Plotting code records
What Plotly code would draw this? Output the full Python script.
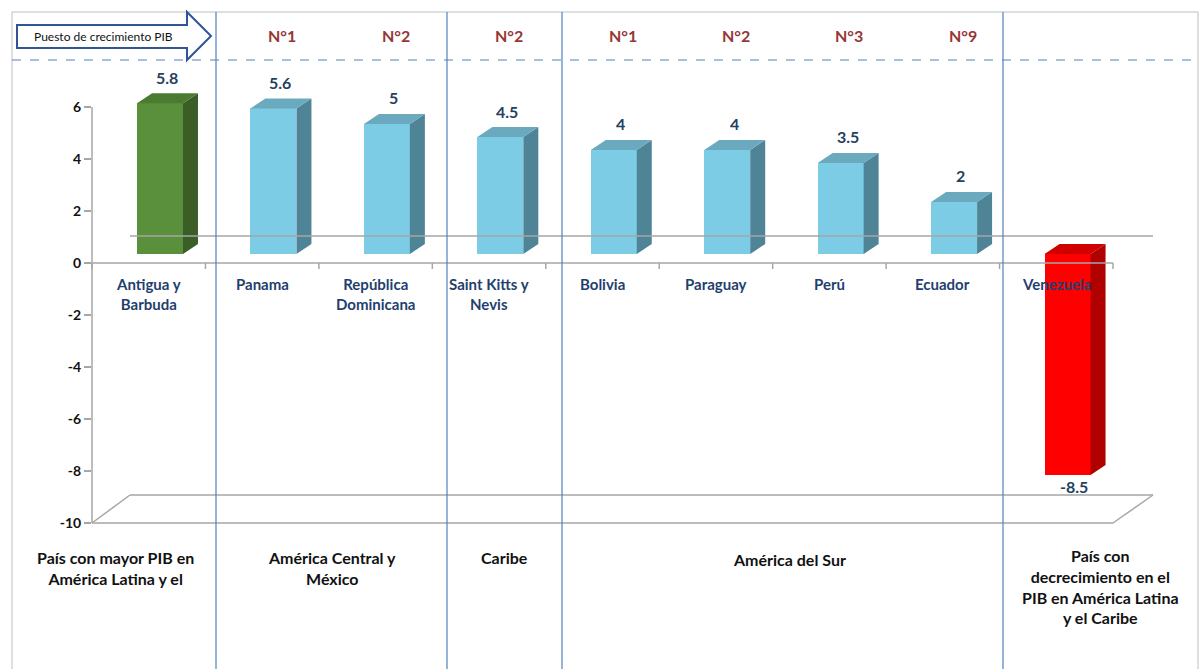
import plotly.graph_objects as go

# ---- data ----
countries = ["Antigua y<br>Barbuda", "Panama", "República<br>Dominicana", "Saint Kitts y<br>Nevis",
             "Bolivia", "Paraguay", "Perú", "Ecuador", "Venezuela"]
growth = [5.8, 5.6, 5.0, 4.5, 4.0, 4.0, 3.5, 2.0, -8.5]
value_labels = ["5.8", "5.6", "5", "4.5", "4", "4", "3.5", "2", "-8.5"]
ranks = ["", "N°1", "N°2", "N°2", "N°1", "N°2", "N°3", "N°9", ""]
yticks = [6, 4, 2, 0, -2, -4, -6, -8, -10]
ytick_text = ["6", "4", "2", "0", "-2", "-4", "-6", "-8", "-10"]

# ---- layout geometry (pixels) ----
W, H = 1201, 669
L, R, T, B = 92, 1113, 20, 523
pw, ph = R - L, B - T
ncat = len(countries)
catw = pw / ncat
ppu = 26.0  # pixels per unit
ylo = -10.0
yhi = ylo + ph / ppu
shift = (263 - 254) / ppu
y2lo, y2hi = ylo - shift, yhi - shift


def px(x):
    return (x - L) / pw


def py(y):
    return (B - y) / ph


def pv2(v):
    return (v - y2lo) / (y2hi - y2lo)


def colors(i, v):
    if v < 0:
        return "#FF0000", "#B00000", "#D00000"
    if i == 0:
        return "#5A8F3C", "#3B5E27", "#4B7A31"
    return "#7DCCE6", "#4F8396", "#6AA9BE"


bar_off, bar_w = -0.103, 0.405
dx = 15 / catw
dy = 10 / ppu

fig = go.Figure()
xs = list(range(ncat))
fronts = [colors(i, v)[0] for i, v in enumerate(growth)]

for i, v in enumerate(growth):
    f, s, t = colors(i, v)
    top = max(0, v)
    base = min(0, v)
    x0 = i + bar_off
    x1 = x0 + bar_w
    fig.add_trace(go.Scatter(
        x=[x1, x1 + dx, x1 + dx, x1, x1], y=[top, top + dy, base + dy, base, top],
        fill="toself", fillcolor=s, line=dict(width=0), mode="lines",
        hoverinfo="skip", showlegend=False, yaxis="y2"))
    fig.add_trace(go.Scatter(
        x=[x0, x0 + dx, x1 + dx, x1, x0], y=[top, top + dy, top + dy, top, top],
        fill="toself", fillcolor=t, line=dict(width=0), mode="lines",
        hoverinfo="skip", showlegend=False, yaxis="y2"))

fig.add_trace(go.Bar(x=xs, y=growth, offset=bar_off, width=bar_w,
                     marker=dict(color=fronts, line=dict(width=0)),
                     yaxis="y2", showlegend=False, hoverinfo="skip"))

ann = []
navy = "#1F3F6E"
FONT = "Lato"

for i, (v, lab) in enumerate(zip(growth, value_labels)):
    ann.append(dict(x=i + 0.16, y=pv2(v), xref="x", yref="paper",
                    text="<b>%s</b>" % lab, showarrow=False, xanchor="center",
                    yshift=26 if v >= 0 else -11,
                    font=dict(family=FONT, size=16, color="#243F60"), yanchor="middle"))

for i, c in enumerate(countries):
    ann.append(dict(x=i, y=0, xref="x", yref="y", text="<b>%s</b>" % c, showarrow=False,
                    xanchor="center", yanchor="top", yshift=-10,
                    font=dict(family=FONT, size=15, color=navy), align="center"))

for i, r in enumerate(ranks):
    if r:
        ann.append(dict(x=i, y=py(35), xref="x", yref="paper", text="<b>%s</b>" % r,
                        showarrow=False, xshift=20, xanchor="center", yanchor="middle",
                        font=dict(family=FONT, size=16, color="#953735")))

sections = [
    (115, 557, "País con mayor PIB en<br>América Latina y el"),
    (332, 557, "América Central y<br>México"),
    (504, 557, "Caribe"),
    (789, 559, "América del Sur"),
    (1100, 555, "País con<br>decrecimiento en el<br>PIB en América Latina<br>y el Caribe"),
]
for x, y, t in sections:
    ann.append(dict(x=px(x), y=py(y - 11), xref="paper", yref="paper", text="<b>%s</b>" % t,
                    showarrow=False, xanchor="center", yanchor="top", align="center",
                    font=dict(family=FONT, size=16, color="#111111")))

ann.append(dict(x=px(103), y=py(37), xref="paper", yref="paper",
                text="Puesto de crecimiento PIB", showarrow=False, xanchor="center",
                yanchor="middle", font=dict(family=FONT, size=12, color="#111111")))

shapes = []
gray = "#A6A6A6"


def pline(x0, y0, x1, y1, color=gray, width=1.5, dash=None):
    d = dict(type="line", xref="paper", yref="paper", x0=px(x0), y0=py(y0), x1=px(x1), y1=py(y1),
             line=dict(color=color, width=width))
    if dash:
        d["line"]["dash"] = dash
    shapes.append(d)


# frame
pline(12, 12, 12, 669, color="#BFBFBF", width=1)
pline(12, 12, 1198, 12, color="#BFBFBF", width=1)
pline(1198, 12, 1198, 669, color="#BFBFBF", width=1)
# value axis line (from -10 to 6)
shapes.append(dict(type="line", xref="paper", yref="y", x0=0, x1=0, y0=-10, y1=6,
                   line=dict(color=gray, width=1.5)))
# back wall zero line
pline(130, 236, 1153, 236)
# front zero line and ticks
pline(L, 263, R, 263)
for k in range(ncat + 1):
    x = L + k * catw
    pline(x, 263, x, 269)
# floor
pline(L, 523, R, 523)
pline(130, 495, 1153, 495)
pline(L, 523, 130, 495)
pline(R, 523, 1153, 495)
# section separators
for x in [216, 447, 562, 1003]:
    pline(x, 12, x, 669, color="#4F81BD", width=1.2)
# dashed line
pline(12, 60, 1198, 60, color="#4F81BD", width=1.2, dash="dash")

# arrow
pts = [(17, 25), (187, 25), (187, 12), (211, 36), (187, 60), (187, 48), (17, 48)]
path = "M " + " L ".join("%f,%f" % (px(a), py(b)) for a, b in pts) + " Z"
shapes.append(dict(type="path", xref="paper", yref="paper", path=path,
                   fillcolor="white", line=dict(color="#2F5597", width=2)))

fig.update_layout(
    width=W, height=H, margin=dict(l=L, r=W - R, t=T, b=H - B),
    paper_bgcolor="white", plot_bgcolor="rgba(0,0,0,0)",
    xaxis=dict(range=[-0.5, ncat - 0.5], showgrid=False, zeroline=False, showticklabels=False,
               showline=False, ticks=""),
    yaxis=dict(range=[ylo, yhi], tickvals=yticks, ticktext=["<b>%s</b>" % t for t in ytick_text],
               showgrid=False, zeroline=False, showline=False, ticks="outside", ticklen=7,
               tickcolor=gray, tickwidth=1.5, tickfont=dict(family=FONT, size=14, color="#111111")),
    yaxis2=dict(range=[y2lo, y2hi], overlaying="y", visible=False),
    annotations=ann, shapes=shapes, bargap=0,
)
fig.write_html("out.html", config={"displayModeBar": False},
               post_script="document.body.style.margin='0';")
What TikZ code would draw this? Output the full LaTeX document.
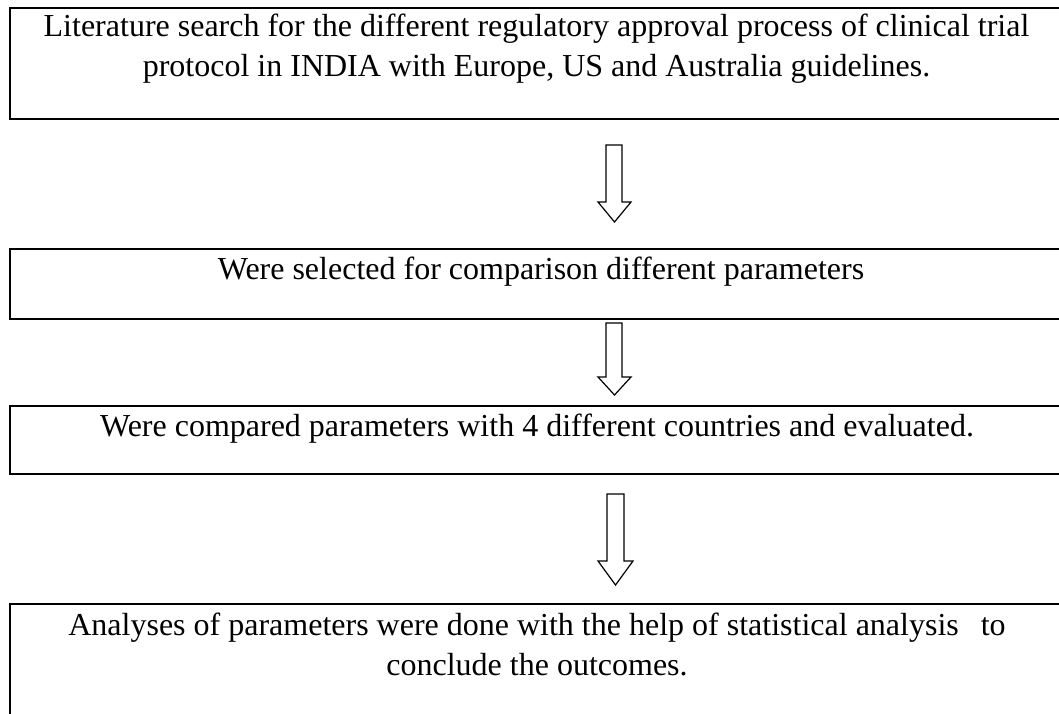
\documentclass[tikz,border=0pt]{standalone}
\usepackage{fontspec}
\setmainfont{Liberation Serif}
\begin{document}
\begin{tikzpicture}[x=1pt,y=-1pt,
  stepbox/.style={draw, line width=2pt, inner sep=0pt, minimum width=1054pt},
  txt/.style={inner sep=0pt, anchor=base, font=\fontsize{32}{40}\selectfont},
  blockarrow/.style={draw, line width=1.2pt, fill=white, line join=miter}]
\useasboundingbox (0,0) rectangle (1059,714);
\clip (0,0) rectangle (1059,714);
% boxes
\node[stepbox, minimum height=111pt] (b1) at (537,63.5) {};
\node[stepbox, minimum height=70pt] (b2) at (537,284) {};
\node[stepbox, minimum height=68pt] (b3) at (537,440) {};
\node[stepbox, minimum height=160pt] (b4) at (537,684) {};
% texts
\node[txt] (t1a) at (536.5,37) {Literature search for the different regulatory approval process of clinical trial};
\node[txt] (t1b) at (536.5,77) {protocol in INDIA with Europe, US and Australia guidelines.};
\node[txt] (t2) at (541,279) {Were selected for comparison different parameters};
\node[txt] (t3) at (537,436) {Were compared parameters with 4 different countries and evaluated.};
\node[txt] (t4a) at (537,635) {Analyses of parameters were done with the help of statistical analysis\hspace{22pt}to};
\node[txt] (t4b) at (537,675) {conclude the outcomes.};
% block arrows
\draw[blockarrow] (606,145) -- (622,145) -- (622,202) -- (631,202) -- (614.5,222) -- (598,202) -- (606,202) -- cycle;
\draw[blockarrow] (606,323) -- (622,323) -- (622,377) -- (631,377) -- (614.5,395) -- (598,377) -- (606,377) -- cycle;
\draw[blockarrow] (607,494) -- (624,494) -- (624,561) -- (633,561) -- (615.5,585) -- (598,561) -- (607,561) -- cycle;
\end{tikzpicture}
\end{document}
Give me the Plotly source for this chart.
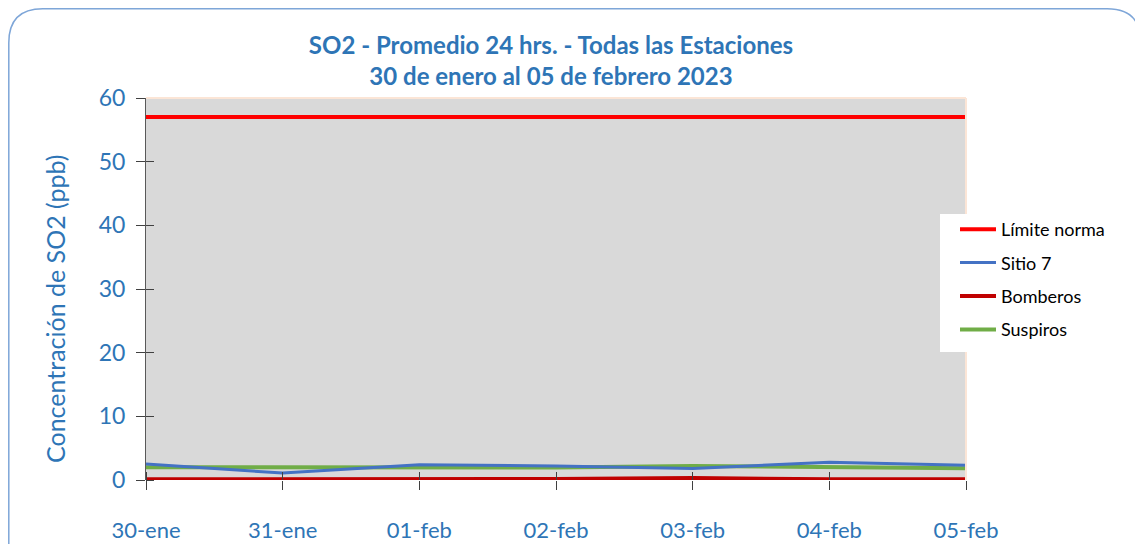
import plotly.graph_objects as go

categories = ["30-ene", "31-ene", "01-feb", "02-feb", "03-feb", "04-feb", "05-feb"]
limite_norma = [57, 57, 57, 57, 57, 57, 57]
sitio7 = [2.5, 1.1, 2.4, 2.2, 1.8, 2.8, 2.3]
bomberos = [0.1, 0.1, 0.15, 0.15, 0.3, 0.1, 0.1]
suspiros = [2.0, 1.95, 1.9, 1.95, 2.2, 2.0, 1.85]
y_ticks = [0, 10, 20, 30, 40, 50, 60]

OFF = 8  # page body margin
W, H = 1143 - OFF, 544 - OFF
L, R, T, B = 146 - OFF, 966 - OFF, 98 - OFF, 480 - OFF

def px(x):
    return (x - OFF - L) / (R - L)

def py(y):
    return (B - (y - OFF)) / (B - T)

FONT = "Lato"
BLUE_TXT = "#2E75B6"

fig = go.Figure()
fig.add_trace(go.Scatter(x=categories, y=bomberos, name="Bomberos", mode="lines",
                         line=dict(color="#C00000", width=4), legendrank=3, legendgroup="c"))
fig.add_trace(go.Scatter(x=categories, y=suspiros, name="Suspiros", mode="lines",
                         line=dict(color="#70AD47", width=4), legendrank=4, legendgroup="d"))
fig.add_trace(go.Scatter(x=categories, y=sitio7, name="Sitio 7", mode="lines",
                         line=dict(color="#4472C4", width=3), legendrank=2, legendgroup="b"))
fig.add_trace(go.Scatter(x=categories, y=limite_norma, name="Límite norma", mode="lines",
                         line=dict(color="#FF0000", width=4), legendrank=1, legendgroup="a"))

# rounded border frame
x0, x1 = px(8.8), px(1141)
y0, y1 = py(8.8), py(580)
rx = 34 / (R - L)
ry = 34 / (B - T)
path = (f"M {x0},{y1} L {x0},{y0 - ry} Q {x0},{y0} {x0 + rx},{y0} "
        f"L {x1 - rx},{y0} Q {x1},{y0} {x1},{y0 - ry} L {x1},{y1}")

fig.update_layout(
    width=W, height=H,
    margin=dict(l=L, r=W - R, t=T, b=H - B, autoexpand=False),
    paper_bgcolor="white",
    plot_bgcolor="#D9D9D9",
    font=dict(family=FONT, color=BLUE_TXT),
    title=dict(text="SO2 - Promedio 24 hrs. - Todas las Estaciones<br>30 de enero al 05 de febrero 2023",
               x=(551 - OFF) / W, xanchor="center", y=1 - (54 - OFF) / H, yanchor="middle",
               font=dict(family=FONT, size=24, color=BLUE_TXT, weight="bold")),
    showlegend=True,
    legend=dict(x=px(955), y=py(211), xanchor="left", yanchor="top",
                bgcolor="rgba(0,0,0,0)", borderwidth=0,
                font=dict(family=FONT, size=18, color="black"),
                itemwidth=36, tracegroupgap=7,
                traceorder="grouped"),
    shapes=[
        dict(type="path", xref="paper", yref="paper", path=path,
             line=dict(color="#7EA6D8", width=1.5), layer="above"),
        dict(type="line", xref="paper", yref="paper", x0=0, x1=1, y0=1, y1=1,
             line=dict(color="#FBE5D6", width=2)),
        dict(type="line", xref="paper", yref="paper", x0=1, x1=1, y0=0, y1=1,
             line=dict(color="#FBE5D6", width=2)),
        dict(type="rect", xref="paper", yref="paper",
             x0=px(940), x1=px(1113), y0=py(352), y1=py(214),
             fillcolor="white", line=dict(width=0), layer="above"),
    ],
    annotations=[
        dict(text="Concentración de SO2 (ppb)", xref="paper", yref="paper",
             x=px(55), y=py(309), textangle=-90, showarrow=False,
             xanchor="center", yanchor="middle",
             font=dict(family=FONT, size=25, color=BLUE_TXT)),
    ],
)

fig.update_layout(xaxis=dict(
    type="category", range=[0, 6], showgrid=False,
    showline=False, ticks="outside", ticklen=9, tickcolor="#404040", tickwidth=1,
    tickfont=dict(family=FONT, size=22, color=BLUE_TXT),
    minor=dict(ticks="inside", ticklen=8, tickcolor="#404040", tickwidth=1,
               tickmode="array", tickvals=list(range(len(categories))), showgrid=False),
    ticklabelstandoff=22, zeroline=False, automargin=False,
))
fig.update_layout(yaxis=dict(
    range=[0, 60], tickvals=y_ticks, showgrid=False,
    showline=True, linecolor="#595959", linewidth=1,
    ticks="outside", ticklen=9, tickcolor="#404040", tickwidth=1,
    minor=dict(ticks="inside", ticklen=8, tickcolor="#404040", tickwidth=1,
               tickmode="array", tickvals=y_ticks, showgrid=False),
    tickfont=dict(family=FONT, size=23, color=BLUE_TXT),
    ticklabelstandoff=6,
    zeroline=False, automargin=False,
))

fig.write_html("out.html")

◆ WRITTEN PROBLEM ◆
Everything from the line with "Give me the Plotly source for this chart." down to the line with "return (x - OFF - L) / (R - L)" in the data above should be copied exactly, with both end lines kept and the pictures left out.

◆ THE REPLY ◆
Give me the Plotly source for this chart.
import plotly.graph_objects as go

categories = ["30-ene", "31-ene", "01-feb", "02-feb", "03-feb", "04-feb", "05-feb"]
limite_norma = [57, 57, 57, 57, 57, 57, 57]
sitio7 = [2.5, 1.1, 2.4, 2.2, 1.8, 2.8, 2.3]
bomberos = [0.1, 0.1, 0.15, 0.15, 0.3, 0.1, 0.1]
suspiros = [2.0, 1.95, 1.9, 1.95, 2.2, 2.0, 1.85]
y_ticks = [0, 10, 20, 30, 40, 50, 60]

OFF = 8  # page body margin
W, H = 1143 - OFF, 544 - OFF
L, R, T, B = 146 - OFF, 966 - OFF, 98 - OFF, 480 - OFF

def px(x):
    return (x - OFF - L) / (R - L)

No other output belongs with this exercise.